═══ Data provided
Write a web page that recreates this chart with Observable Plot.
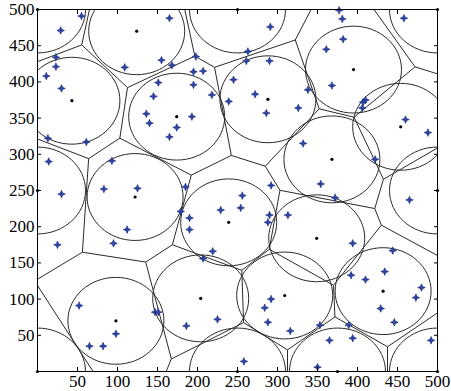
<!DOCTYPE html>
<html><head><meta charset="utf-8">
<script src="https://cdn.jsdelivr.net/npm/d3@7"></script>
<script src="https://cdn.jsdelivr.net/npm/@observablehq/plot@0.6"></script>
<style>body{margin:0;background:#fff} svg{display:block}</style>
</head><body><div id="chart"></div>
<script>
// Cluster centres (black dots), including those on the field boundary
const centerX = [124, 43, 174, 395, 288, 454, 368, 122, 239, 204, 98, 349, 432, 309, 0, 0, 0, 250, 500, 500, 500, 375, 250];
const centerY = [470, 374, 352, 417, 376, 338, 293, 241, 206, 101, 70, 184, 111, 105, 0, 250, 500, 500, 500, 250, 0, 0, 0];
const coverRadius = 60;
// Sensor nodes (blue stars)
const nodeX = [55, 29, 165, 23, 23, 11, 30, 109, 155, 168, 151, 145, 136, 140, 174, 165, 193, 195, 207, 195, 198, 218, 239, 13, 61, 14, 93, 83, 125, 185,
  291, 377, 381, 458, 382, 361, 263, 261, 290, 245, 368, 272, 338, 286, 326, 407, 410, 406, 460, 488, 332, 422, 292, 354,
  30, 179, 190, 190, 112, 95, 25, 229, 219, 207, 52, 147, 151, 98, 65, 82, 186, 225,
  256, 254, 290, 288, 313, 372, 465, 394, 444, 434, 392, 410, 480, 473, 429, 446, 292, 284, 288, 316, 353, 389, 394, 365, 492, 258, 350];
const nodeY = [491, 471, 488, 434, 421, 408, 391, 420, 430, 423, 399, 380, 356, 343, 337, 324, 352, 414, 415, 396, 435, 382, 373, 322, 317, 290, 291, 252, 253, 255,
  476, 499, 487, 488, 459, 445, 442, 429, 429, 403, 395, 383, 389, 357, 364, 372, 375, 364, 348, 330, 315, 293, 257, 259,
  245, 221, 212, 196, 196, 177, 175, 223, 166, 156, 91, 82, 82, 52, 35, 35, 63, 72,
  243, 226, 216, 206, 216, 240, 237, 177, 167, 138, 133, 127, 116, 102, 87, 68, 100, 88, 68, 56, 64, 64, 46, 43, 43, 14, 6];
const tickValues = [50, 100, 150, 200, 250, 300, 350, 400, 450, 500];
const gridTicks = [0, 50, 100, 150, 200, 250, 300, 350, 400, 450, 500];

const centers = centerX.map((x, i) => ({x, y: centerY[i], r: coverRadius}));
const nodes = nodeX.map((x, i) => ({x, y: nodeY[i]}));

const W = 451, H = 391, ml = 37, mr = 14, mt = 9, mb = 20;
const ky = (H - mt - mb) / (W - ml - mr);

const ellipse = {draw(c, size) {
  const rx = Math.sqrt(size / Math.PI), ry = rx * ky, k = 0.5523;
  c.moveTo(rx, 0);
  c.bezierCurveTo(rx, k * ry, k * rx, ry, 0, ry);
  c.bezierCurveTo(-k * rx, ry, -rx, k * ry, -rx, 0);
  c.bezierCurveTo(-rx, -k * ry, -k * rx, -ry, 0, -ry);
  c.bezierCurveTo(k * rx, -ry, rx, -k * ry, rx, 0);
  c.closePath();
}};
const star = {draw(c, size) {
  const r = Math.sqrt(size / Math.PI), w = r * 0.3;
  c.moveTo(0, -r); c.lineTo(w, -w); c.lineTo(r, 0); c.lineTo(w, w);
  c.lineTo(0, r); c.lineTo(-w, w); c.lineTo(-r, 0); c.lineTo(-w, -w); c.closePath();
}};

const font = {fontSize: 17, fontFamily: "Liberation Serif, Times New Roman, serif", fill: "#000"};
const tk = {tickSize: 4, tickFormat: () => "", label: null, stroke: "#000"};

const chart = Plot.plot({
  width: W, height: H,
  marginLeft: ml, marginRight: mr, marginTop: mt, marginBottom: mb,
  style: {background: "#fff", overflow: "visible"},
  x: {domain: [0, 500]},
  y: {domain: [0, 500]},
  r: {type: "linear", domain: [0, 500], range: [0, W - ml - mr]},
  marks: [
    Plot.voronoiMesh(centers, {x: "x", y: "y", stroke: "#2a2a2a", strokeOpacity: 1, strokeWidth: 1}),
    Plot.dot(centers, {x: "x", y: "y", r: "r", symbol: ellipse, stroke: "#2a2a2a", strokeWidth: 1, fill: "none", clip: true}),
    Plot.dot(nodes, {x: "x", y: "y", r: 3.8, symbol: star, fill: "#2c44a6", stroke: "#1b2a78", strokeWidth: 0.6}),
    Plot.dot(centers, {x: "x", y: "y", r: 1.6, fill: "#000", stroke: "none"}),
    Plot.frame({stroke: "#000", strokeWidth: 1}),
    Plot.axisX({ticks: gridTicks, anchor: "bottom", dy: -4, ...tk}),
    Plot.axisX({ticks: gridTicks, anchor: "top", dy: 4, ...tk}),
    Plot.axisY({ticks: gridTicks, anchor: "left", dx: 4, ...tk}),
    Plot.axisY({ticks: gridTicks, anchor: "right", dx: -4, ...tk}),
    Plot.axisX({ticks: tickValues, anchor: "bottom", tickSize: 0, tickPadding: 3, label: null, ...font}),
    Plot.axisY({ticks: tickValues, anchor: "left", tickSize: 0, tickPadding: 3, label: null, ...font})
  ]
});
document.getElementById("chart").appendChild(chart);
</script>
</body></html>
══════
Description of the task
List the lines of the material in which the word "chart" occurs.

Exercise response
Write a web page that recreates this chart with Observable Plot.
</head><body><div id="chart"></div>
const chart = Plot.plot({
document.getElementById("chart").appendChild(chart);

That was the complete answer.